Una delle zone rimaste in ombra della Resistenza italiana è il mezzogiorno d’Italia, citato tutt’al più quale terra d’origine di valorosi combattenti come Colajanni e Li Causi, comunisti siciliani e comandanti partigiani in Piemonte. Pochi ricordano la forte e diffusa guerra partigiana in Abruzzo, le vittoriose insurrezioni di Napoli e di Matera, la disperata resistenza di Barletta, che vide uniti, nel combattimento e nella morte, militari e cittadini, ma chi conosce la strage di Fondo Maranese, dove avevano trovato asilo soldati fuggiti l’8 settembre, la rivolta di Scafati, il sabotaggio di ponti e ferrovie d’interesse bellico dei partigiani di Rionero in Vulture?
La ricostruzione di questa memoria ignorata è l’obbiettivo dell’opera della ricercatrice napoletana Gloria Chianese – “Quando uscimmo dai rifugi. Il Mezzogiorno fra guerra e dopoguerra” Carocci editore, pp. 261, Euro 19,30 – che abbraccia tutto il tempestoso periodo che va dall’estate del 1940 (primi bombardamenti anglo americani su Napoli, Taranto, Palermo) al 2 giugno 1946 (referendum monarchia-repubblica). Una transizione lunga e difficile nella quale si evidenziano le contraddizioni che si trascineranno, irrisolte, fino ai nostri giorni e nella quale Chianese riserva particolare attenzione al ruolo delle donne, rimaste sole a procurare cibo e sicurezza a vecchi e bambini in una situazione di miseria resa intollerabile dal tesseramento di generi alimentari e dal fiorente e costosissimo mercato nero che coinvolgeva in primo luogo i grandi produttori di grano della Sicilia e della Puglia.
Già nel 1941 si segnalano attacchi ai depositi alimentari e ai magazzini dei borsari neri da parte di folle femminili esasperate mentre nelle campagne si rinnovano i fasti dei moti che negli anni ’30 avevano violentemente contestato le nuove tasse imposte da Mussolini. Nel ’43 furono le donne a nascondere, curare, difendere i militari sbandati, a opporsi al furto di bestiame e masserizie praticato dai tedeschi in fuga e fu il tentativo di centinaia di ragazze e donne di bloccare i camion che trasportavano gli uomini rastrellati per il lavoro coatto in Germania il primo atto delle gloriose quattro giornate napoletane.
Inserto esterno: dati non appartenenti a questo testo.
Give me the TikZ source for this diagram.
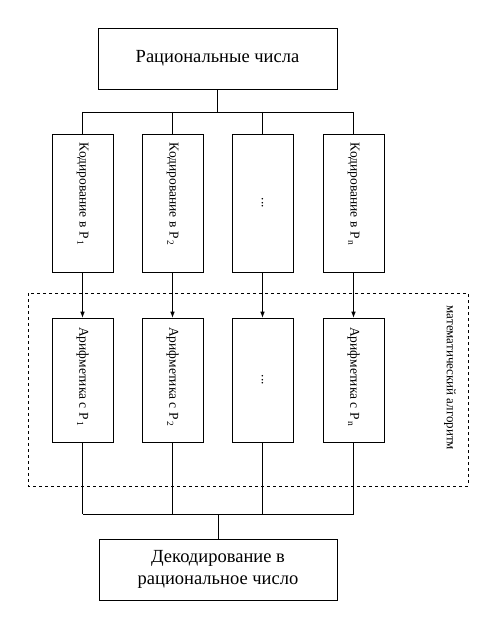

La Resistenza armata e organizzata meridionale fu principalmente opera di soldati e ufficiali di fede monarchica che decisero di schierarsi a fianco del re contro Mussolini, ma non mancarono gruppi, anche consistenti, di partigiani anziani e giovani, portatori di idee diverse, alcuni dei quali dettero vita, nell’immediato dopoguerra, all’esperienza delle Repubbliche contadine, la più nota delle quali fu quella calabrese di Caulonia, di ispirazione socialista. Dal tradizionale ribellismo in difesa dei propri beni e delle proprie tradizioni, contro uno Stato presente solo con la cartella delle tasse e la “cartolina rosa” del richiamo alle armi, nasce una autentica e diffusa coscienza antifascista che darà luogo a vere e proprie sommosse quando il comando alleato, per ignoranza e per radicata diffidenza nei confronti di masse contadine e bracciantili potenzialmente comuniste, metterà a capo di città e province appena liberate vecchi fascisti riciclati con sospetta premura. Una Resistenza senza grandi figure segnata più da stragi nazifasciste che da vittorie partigiane, la cui memoria si disperderà l’indomani della Liberazione nei mille espedienti di sopravvivenza e nelle diatribe degli intellettuali antifascisti, ma sarà la base ideale di quelle occupazioni di terre incolte che trasformarono l’antica jacquerie in rivendicazione consapevole, alzando le bandiere rosse al posto dello stendardo del santo patrono. Fu la risposta alta del proletariato meridionale ancora una volta tradito e deluso, come da Garibaldi nel 1860 e dal “re soldato” nel 1918, dalla democrazia repubblicana dalla quale aspettava terra, lavoro, dignità di cittadinanza ed ebbe antichi e nuovi padroni, campieri, mafiosi e uno Stato pronto a reprimere ogni aspirazione a una vita migliore.